- Exercise prompt -
Print word for word the first line of the listing below and every line after it, through the line with "years = [str(y) for y in range(1979, 2003)]". Leave out the pictures and the rest.

[Data extract start]

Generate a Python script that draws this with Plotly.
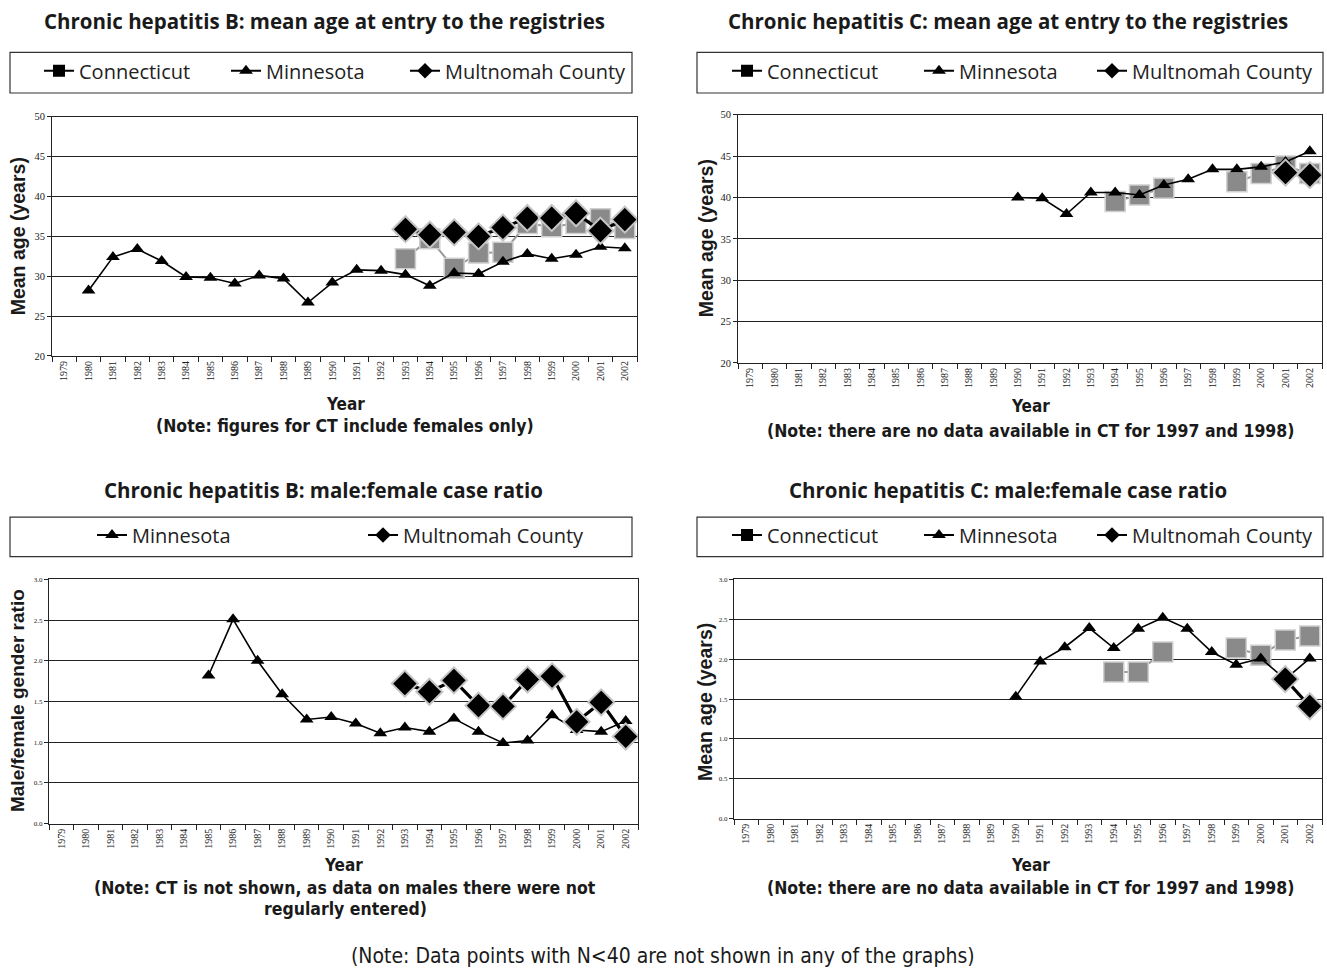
import plotly.graph_objects as go

W, H = 1327, 972

years = [str(y) for y in range(1979, 2003)]

# --- Panel 1: Chronic hepatitis B mean age ---
hb_age_mn = [None, 28.2, 32.4, 33.4, 31.9, 29.9, 29.8, 29.1, 30.1, 29.7, 26.7, 29.2,
             30.8, 30.7, 30.2, 28.8, 30.4, 30.3, 31.8, 32.8, 32.2, 32.7, 33.7, 33.5]
hb_age_ct = [None] * 14 + [32.2, 34.7, 31.0, 32.9, 33.0, 36.6, 36.2, 36.6, 37.2, 36.0]
hb_age_mc = [None] * 14 + [35.9, 35.2, 35.5, 35.0, 36.1, 37.3, 37.3, 37.9, 35.7, 37.1]

# --- Panel 2: Chronic hepatitis C mean age ---
hc_age_mn = [None] * 11 + [40.0, 39.9, 38.0, 40.6, 40.6, 40.3, 41.5, 42.2, 43.4, 43.4,
                           43.7, 44.3, 45.6]
hc_age_ct = [None] * 15 + [39.5, 40.3, 41.1, None, None, 41.9, 42.9, 43.8, 42.9]
hc_age_mc = [None] * 22 + [43.0, 42.7]

# --- Panel 3: Chronic hepatitis B male:female ratio ---
hb_ratio_mn = [None] * 6 + [1.82, 2.51, 2.00, 1.59, 1.28, 1.31, 1.23, 1.11, 1.18, 1.13,
                            1.29, 1.13, 0.99, 1.02, 1.33, 1.15, 1.13, 1.26]
hb_ratio_mc = [None] * 14 + [1.72, 1.62, 1.76, 1.45, 1.44, 1.77, 1.81, 1.25, 1.49, 1.07]

# --- Panel 4: Chronic hepatitis C male:female ratio ---
hc_ratio_mn = [None] * 11 + [1.53, 1.97, 2.15, 2.39, 2.14, 2.38, 2.52, 2.38, 2.09, 1.93,
                             2.01, 1.75, 2.01]
hc_ratio_ct = [None] * 15 + [1.84, 1.84, 2.09, None, None, 2.14, 2.05, 2.24, 2.29]
hc_ratio_mc = [None] * 22 + [1.75, 1.41]

age_ticks = [20, 25, 30, 35, 40, 45, 50]
ratio_ticks = [0.0, 0.5, 1.0, 1.5, 2.0, 2.5, 3.0]
ratio_ticktext = ["0.0", "0.5", "1.0", "1.5", "2.0", "2.5", "3.0"]

TITLE_FONT = "Open Sans, Lato, sans-serif"
NARROW = "DejaVu Sans Condensed, Liberation Sans Narrow, Arial Narrow, sans-serif"
SERIF = "Liberation Serif, Times New Roman, serif"
AXT = "Liberation Sans, Arial, sans-serif"


def px(x):
    return x / W


def py(y):
    return 1 - y / H


fig = go.Figure()

# panels: (x0, x1, ytop, ybottom) in pixels
panels = {
    1: (52, 637, 113, 355),
    2: (738, 1322, 111, 362),
    3: (49, 638, 581, 828),
    4: (734, 1322, 581, 823),
}

ct_style = dict(mode="lines+markers",
                line=dict(color="#9a9a9a", width=2),
                marker=dict(symbol="square", size=20, color="#8a8a8a",
                            line=dict(color="#cfcfcf", width=1.5)))
mn_style = dict(mode="lines+markers",
                line=dict(color="black", width=1.6),
                marker=dict(symbol="triangle-up", size=12, color="black"))
mc_style = dict(mode="lines+markers",
                line=dict(color="black", width=3.2),
                marker=dict(symbol="diamond", size=20, color="black",
                            line=dict(color="#c4c4c4", width=2)))

series = {
    1: [("Connecticut", hb_age_ct, ct_style), ("Minnesota", hb_age_mn, mn_style),
        ("Multnomah County", hb_age_mc, mc_style)],
    2: [("Connecticut", hc_age_ct, ct_style), ("Minnesota", hc_age_mn, mn_style),
        ("Multnomah County", hc_age_mc, mc_style)],
    3: [("Minnesota", hb_ratio_mn, mn_style), ("Multnomah County", hb_ratio_mc, mc_style)],
    4: [("Connecticut", hc_ratio_ct, ct_style), ("Minnesota", hc_ratio_mn, mn_style),
        ("Multnomah County", hc_ratio_mc, mc_style)],
}

legend_names = {1: "legend", 2: "legend2", 3: "legend3", 4: "legend4"}

for k, lst in series.items():
    xa = "x" if k == 1 else f"x{k}"
    ya = "y" if k == 1 else f"y{k}"
    for name, vals, style in lst:
        fig.add_trace(go.Scatter(x=years, y=vals, name=name, xaxis=xa, yaxis=ya,
                                 showlegend=False, connectgaps=False, **style,
                                 hoverinfo="x+y+name"))

# legend-only entries (black symbols as in the original legends)
leg_sym = {"Connecticut": "square", "Minnesota": "triangle-up",
           "Multnomah County": "diamond"}
leg_widths = {
    1: {"Connecticut": 142, "Minnesota": 134, "Multnomah County": 190},
    2: {"Connecticut": 147, "Minnesota": 128, "Multnomah County": 190},
    3: {"Minnesota": 226, "Multnomah County": 190},
    4: {"Connecticut": 147, "Minnesota": 128, "Multnomah County": 190},
}
for k, lst in series.items():
    xa = "x" if k == 1 else f"x{k}"
    ya = "y" if k == 1 else f"y{k}"
    for name, vals, style in lst:
        fig.add_trace(go.Scatter(x=[None], y=[None], name=name, xaxis=xa, yaxis=ya,
                                 mode="lines+markers", legend=legend_names[k],
                                 legendwidth=leg_widths[k][name],
                                 line=dict(color="black", width=2),
                                 marker=dict(symbol=leg_sym[name], size=12, color="black"),
                                 showlegend=True))

layout = dict(
    width=W, height=H, margin=dict(l=0, r=0, t=0, b=0),
    paper_bgcolor="white", plot_bgcolor="white",
    showlegend=True,
)

for k, (x0, x1, yt, yb) in panels.items():
    xs = "xaxis" if k == 1 else f"xaxis{k}"
    ys = "yaxis" if k == 1 else f"yaxis{k}"
    ya = "y" if k == 1 else f"y{k}"
    xa = "x" if k == 1 else f"x{k}"
    layout[xs] = dict(
        domain=[px(x0), px(x1)], anchor=ya, type="category",
        categoryorder="array", categoryarray=years,
        range=[-0.5, len(years) - 0.5], autorange=False,
        tickson="boundaries", ticks="outside", ticklen=5, tickcolor="#222",
        tickangle=-90, tickfont=dict(family=SERIF, size=10, color="#222"),
        showline=True, linecolor="#222", linewidth=1, mirror=True,
        showgrid=False, zeroline=False, fixedrange=True,
    )
    if k in (1, 2):
        yax = dict(range=[20, 50], tickvals=age_ticks,
                   tickfont=dict(family=SERIF, size=10.5, color="#222"))
    else:
        yax = dict(range=[0, 3], tickvals=ratio_ticks, ticktext=ratio_ticktext,
                   tickfont=dict(family=SERIF, size=7, color="#222"))
    yax.update(
        domain=[py(yb), py(yt)], anchor=xa, ticks="outside", ticklen=4,
        tickcolor="#222", showline=True, linecolor="#222", linewidth=1,
        mirror=True, showgrid=True, gridcolor="#222", gridwidth=1,
        zeroline=False, fixedrange=True, autorange=False,
    )
    layout[ys] = yax

legend_common = dict(orientation="h", bgcolor="rgba(0,0,0,0)", borderwidth=0,
                     font=dict(family=TITLE_FONT, size=20, color="#222"),
                     xanchor="left", yanchor="middle", itemclick=False,
                     itemdoubleclick=False)
layout["legend"] = dict(legend_common, x=px(39), y=py(66.5))
layout["legend2"] = dict(legend_common, x=px(727), y=py(66.5))
layout["legend3"] = dict(legend_common, x=px(92), y=py(536))
layout["legend4"] = dict(legend_common, x=px(727), y=py(536))

fig.update_layout(**layout)

# legend boxes
for (x0, y0, x1, y1) in [(10, 48, 632, 89), (697, 48, 1323, 89),
                         (10, 518, 632, 558), (697, 518, 1323, 558)]:
    fig.add_shape(type="rect", xref="paper", yref="paper",
                  x0=px(x0), x1=px(x1), y0=py(y1), y1=py(y0),
                  line=dict(color="#333", width=1.2), fillcolor="rgba(0,0,0,0)")

annotations = []


def ann(text, x, y, size, family=TITLE_FONT, bold=True, angle=0, color="#1a1a1a"):
    t = f"<b>{text}</b>" if bold else text
    annotations.append(dict(text=t, x=px(x), y=py(y), xref="paper", yref="paper",
                            showarrow=False, xanchor="center", yanchor="middle",
                            textangle=angle,
                            font=dict(family=family, size=size, color=color)))


ann("Chronic hepatitis B: mean age at entry to the registries", 324, 16, 20.5)
ann("Chronic hepatitis C: mean age at entry to the registries", 1008, 16, 20.5)
ann("Chronic hepatitis B: male:female case ratio", 323, 491, 20.5)
ann("Chronic hepatitis C: male:female case ratio", 1008, 491, 20.5)

ann("Mean age (years)", 18, 234, 19.5, family=AXT, angle=-90)
ann("Mean age (years)", 706, 236, 19.5, family=AXT, angle=-90)
ann("Male/female gender ratio", 17, 704, 19, family=AXT, angle=-90)
ann("Mean age (years)", 705, 705, 19.5, family=AXT, angle=-90)

ann("Year", 345, 404, 17, family=NARROW)
ann("Year", 1030, 406, 17, family=NARROW)
ann("Year", 343, 870, 17, family=NARROW)
ann("Year", 1030, 870, 17, family=NARROW)

ann("(Note: figures for CT include females only)", 345, 426, 17.5, family=NARROW)
ann("(Note: there are no data available in CT for 1997 and 1998)", 1030, 431, 17.5, family=NARROW)
ann("(Note: CT is not shown, as data on males there were not", 345, 893, 17.5, family=NARROW)
ann("regularly entered)", 345, 914, 17.5, family=NARROW)
ann("(Note: there are no data available in CT for 1997 and 1998)", 1030, 893, 17.5, family=NARROW)

ann("(Note: Data points with N<40 are not shown in any of the graphs)", 663, 962, 21,
    family=NARROW, bold=False)

fig.update_layout(annotations=annotations)

fig.write_html("out.html",
               config={"displayModeBar": False},
               post_script="document.body.style.margin='0';"
                           "document.body.style.overflow='hidden';")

[Data extract end]

- Task response -
Generate a Python script that draws this with Plotly.
import plotly.graph_objects as go

W, H = 1327, 972

years = [str(y) for y in range(1979, 2003)]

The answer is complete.